Database Market Share
by Revenue, 2004

Database Market Share by Revenue, 2004

Source: IDC

Making 'Good Enough' Cheaper
By continuing its strategy of making each SQL Server sale a Windows sale -- while bundling additional data management components -- Microsoft both helps and hurts its customers.

Across SQL Server's lifespan, Microsoft has driven down the cost of high-quality, high-performance relational database management systems -- a good thing for customers. At the same time, Microsoft has exposed lower-end customers to OLAP, data mining and other formerly niche technologies by bundling such functionality at no additional cost. The tight integration with Visual Studio led to faster development of database-backed applications and the use of Windows as an exclusive platform helped Microsoft make database setup and management far more straightforward for IT generalists. Whether by design or not, Microsoft failed to knock out the highest-end vendors and applications in database markets -- leaving customers the options to graduate to best-of-breed products when they bump into scalability or functionality ceilings with SQL Server's add-on components.

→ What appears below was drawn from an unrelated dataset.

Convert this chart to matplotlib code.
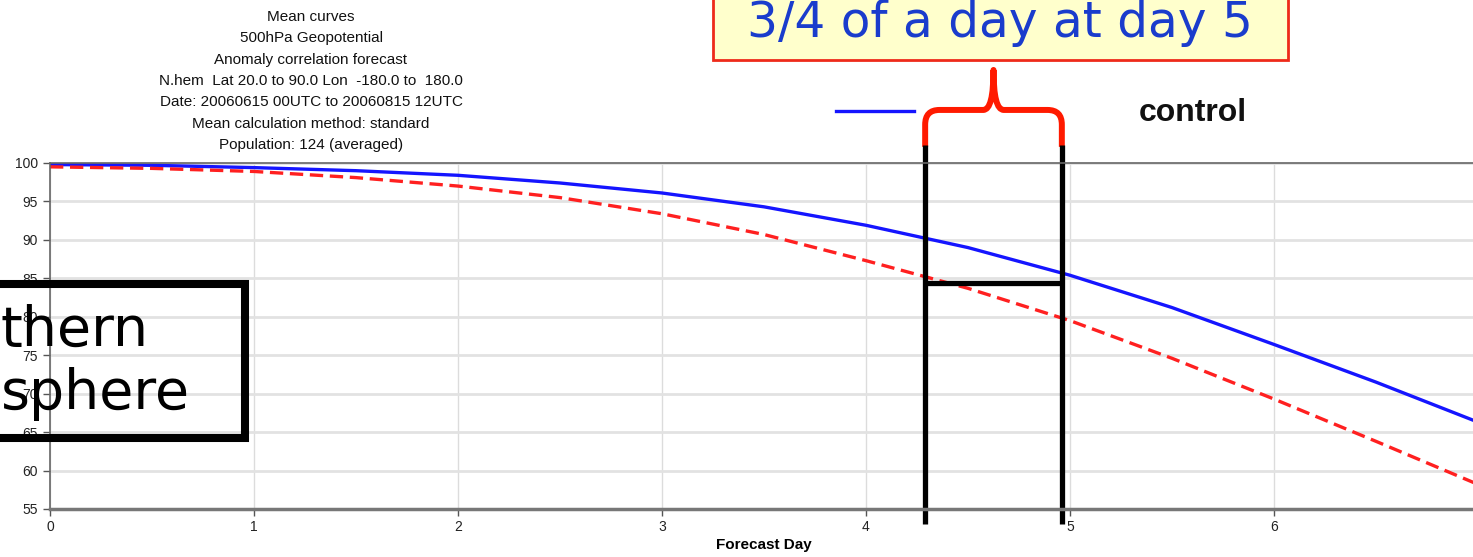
import numpy as np
import matplotlib
matplotlib.use("Agg")
import matplotlib.pyplot as plt
from matplotlib.path import Path
from matplotlib.patches import PathPatch, Rectangle

# data
days = [0, 0.5, 1, 1.5, 2, 2.5, 3, 3.5, 4, 4.5, 5, 5.5, 6, 6.5, 7]
control = [99.8, 99.7, 99.4, 99.0, 98.4, 97.4, 96.1, 94.3, 91.9, 89.0, 85.4, 81.2, 76.4, 71.5, 66.3]
other = [99.5, 99.3, 98.9, 98.1, 97.0, 95.5, 93.4, 90.7, 87.3, 83.7, 79.5, 74.6, 69.3, 63.8, 58.2]
yticks = [55, 60, 65, 70, 75, 80, 85, 90, 95, 100]
xticks = [0, 1, 2, 3, 4, 5, 6, 7]
title_lines = ["Mean curves", "500hPa Geopotential", "Anomaly correlation forecast",
               "N.hem  Lat 20.0 to 90.0 Lon  -180.0 to  180.0",
               "Date: 20060615 00UTC to 20060815 12UTC",
               "Mean calculation method: standard", "Population: 124 (averaged)"]
gap_start, gap_end, gap_level = 4.29, 4.96, 84.4

W, H = 1473, 557
fig = plt.figure(figsize=(W / 100, H / 100), dpi=100)

def fx(px):
    return px / W

def fy(py):
    return 1 - py / H

# axes: day 0 at x=50px, 204 px per day; 100 at y=163, 55 at y=509
ax = fig.add_axes([fx(50), fy(509), 7 * 204 / W, (509 - 163) / H])
ax.set_xlim(0, 7)
ax.set_ylim(55, 100)

ax.plot(days, control, color="#1515ff", lw=2.4, solid_capstyle="butt")
ax.plot(days, other, color="#ff2020", lw=2.4, dashes=(4, 2))

ax.set_yticks(yticks)
ax.set_xticks(xticks)
ax.grid(axis="y", color="#e2e2e2", lw=2)
ax.grid(axis="x", color="#dcdcdc", lw=1)
ax.set_axisbelow(True)
for s in ["left", "top", "right"]:
    ax.spines[s].set_color("#666666")
    ax.spines[s].set_linewidth(1.2)
ax.spines["bottom"].set_color("#777777")
ax.spines["bottom"].set_linewidth(2.5)
ax.tick_params(axis="both", labelsize=10, colors="#555555", labelcolor="#222222", length=5, width=1)
ax.tick_params(axis="x", pad=3)
for lab in ax.get_xticklabels() + ax.get_yticklabels():
    lab.set_family("Liberation Sans")
ax.set_xlabel("Forecast Day", fontsize=11, fontweight="bold", family="Liberation Sans", labelpad=3)

# black bracket marking the 3/4 day gap
ax.plot([gap_start, gap_start], [53.0, 102.3], color="black", lw=3.8, clip_on=False, solid_capstyle="butt")
ax.plot([gap_end, gap_end], [53.0, 102.3], color="black", lw=3.8, clip_on=False, solid_capstyle="butt")
ax.plot([gap_start, gap_end], [gap_level, gap_level], color="black", lw=3.8, clip_on=False, solid_capstyle="butt")

# red curly brace above
mid = (gap_start + gap_end) / 2
top, tip, leg = 106.9, 112.1, 102.1
verts = [(gap_start, leg), (gap_start, 105.0), (gap_start, top), (gap_start + 0.07, top),
         (mid - 0.05, top), (mid, top), (mid, tip),
         (mid, top), (mid + 0.05, top), (gap_end - 0.07, top),
         (gap_end, top), (gap_end, 105.0), (gap_end, leg)]
codes = [Path.MOVETO, Path.LINETO, Path.CURVE3, Path.CURVE3,
         Path.LINETO, Path.CURVE3, Path.CURVE3,
         Path.CURVE3, Path.CURVE3, Path.LINETO,
         Path.CURVE3, Path.CURVE3, Path.LINETO]
ax.add_patch(PathPatch(Path(verts, codes), fill=False, edgecolor="#ff1a00", lw=4.3,
                       clip_on=False, capstyle="butt", joinstyle="round"))

# title block
for i, line in enumerate(title_lines):
    fig.text(fx(311), fy(17 + i * 21.3), line, ha="center", va="center",
             fontsize=11, family="Liberation Sans", color="#111111")

# legend entry
fig.add_artist(plt.Line2D([fx(836), fx(914)], [fy(111), fy(111)], color="#1515ff", lw=2.4))
fig.text(fx(1139), fy(113), "control", ha="left", va="center", fontsize=23,
         fontweight="bold", family="Liberation Sans", color="#111111")

# yellow callout
fig.add_artist(Rectangle((fx(713), fy(60)), fx(1288 - 713), 70 / H, facecolor="#ffffcc",
                         edgecolor="#ee2a1a", lw=2, transform=fig.transFigure))
fig.text(fx(1000), fy(37), "3/4 of a day at day 5", ha="center", va="baseline",
         fontsize=35, family="DejaVu Sans", color="#1a3ccc")

# hemisphere box, cut by the left edge
fig.add_artist(Rectangle((fx(-150), fy(437.5)), fx(395), (437.5 - 283.5) / H, fill=False,
                         edgecolor="black", lw=5.8, transform=fig.transFigure))
fig.text(fx(1), fy(346), "thern", ha="left", va="baseline", fontsize=40,
         family="DejaVu Sans", color="black")
fig.text(fx(1), fy(409), "sphere", ha="left", va="baseline", fontsize=40,
         family="DejaVu Sans", color="black")

fig.savefig("out.png", dpi=100)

On the other hand, those markets are less innovative. Market-leading vendors like Hyperion Software survived Microsoft's OLAP bundling, but more than ten major vendors have exited the market in the meantime. What's more, the barrier to entry is now high enough that analysts don't expect innovation from startups.

Meanwhile, Microsoft's own monolithic software stack affects the speed at which its own new versions come out. And SQL Server loads exclusively on a server operating system that is a close relative of the Windows client, which due its presence on more than 90 percent of desktops is the most attractive hacker laboratory in the world. In other words, attackers targeting SQL Server start with the best work done by the most talented white and black hats in the business.

Is integration good for you? Like anything in IT, it depends on what's most important in your environment.